Yanlışların o kadar çoğalmasına izin verilmemeliydi. Herkes gerekli tepkiyi gösterseydi böyle olmazdı. İslam’da “Emr-i bi’l maruf nehy-i ani’l münker” kime karşı? Kâfire karşı mı? Hayır Müslümanlara karşı. Peygamberimiz buyuruyor ki; “Bir kötülük gördüğünüzde gücünüz yetiyorsa elinizle, yetmiyorsa dilinizle müdahale edin. Buna da gücünüz yetmiyorsa kalbinizden buğz edin.” Bu kötülüğü yapan kim olursa olsun; ister Müslüman, ister gayr-i müslim…
Bir Müslüman zulmettiği zaman kimsede çıt yok. O zaman ne oluyor biliyor musunuz; siz ona sessiz kaldığınız zaman bir dinsiz, bir ateist o mazluma sahip çıkıyor. Bir Marksist, bir Sosyalist ona sahip çıkıyor. Ondan sonra o insanlar Sosyalist oluyor. Müslümanlar hakkı söylemediği için. Şu anda da aranızda olan bir kardeşimiz bir şey anlatmıştı; kendisinin Sosyalist bir akrabası var. Bir gün ona; Senin istediğin eşitlik, fakirlerin hakkı, bunlar zaten İslam’da var. Sen neden Sosyalist oldun? Bunlar İslam’da yok muydu ki? dediğinde ne diyor biliyor musunuz; “Biz gençtik. Baktık Müslümanlarda çıt yok, hakkımızı savunmuyorlar. Cemaatler, hocalar, tarikatlar… Hiç sesleri çıkmıyor. ‘Aman millet bizi Sosyalist zanneder’ diye düşündükleri için kimsede çıt yok. Bizim haklarımızı sosyalistler savunuyorlardı, biz de gittik onlara katıldık” diyor. İşte böyle oluyor; o insanları başka ideolojilerin kucağına itiyoruz. Onlar da; kim kendilerinin hakkını savunuyorsa oraya gidiyorlar ve bundan dolayı da Müslümanlar günahkârdırlar. Kürt halkı Müslümandır. Müslüman Kürt halkı eğer bugün İslam’a taban tabana zıt Marksist, Leninist örgütlerin peşinden gidiyorsa bu, cemaatlerin suçudur. Eğer cemaatler, Müslümanlar hakikatleri söyleseydiler o insanları Sosyalist, Marksist örgütlerin eline düşmekten kurtarabilirlerdi.

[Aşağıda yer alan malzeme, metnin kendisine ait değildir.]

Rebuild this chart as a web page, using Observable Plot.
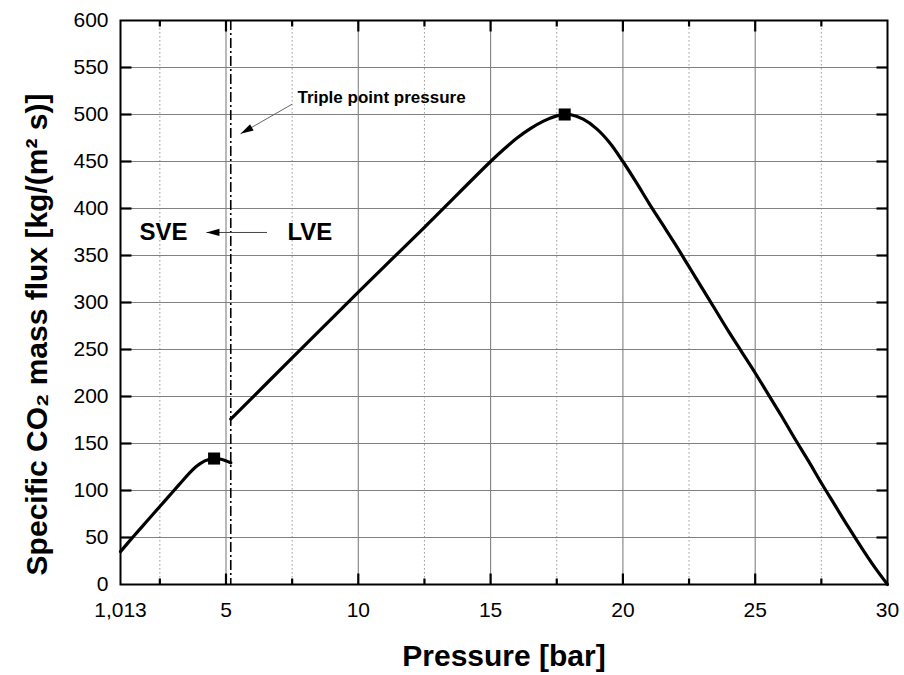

Hakkı söylemeye alışalım, yeri geldiği zaman muhalefet etmek doğrudur, Peygamberler de muhalefet ettiler. Kur’an’ı Kerim; annenizin, babanızın, kendi akrabanızın aleyhine bile olsa şahitlik yapın, buyuruyor. Müslümanlar; ‘Aman şunlar bizi yanlış anlamasın’ derken tüm toplumu kaybediyorlar, farkında değiller.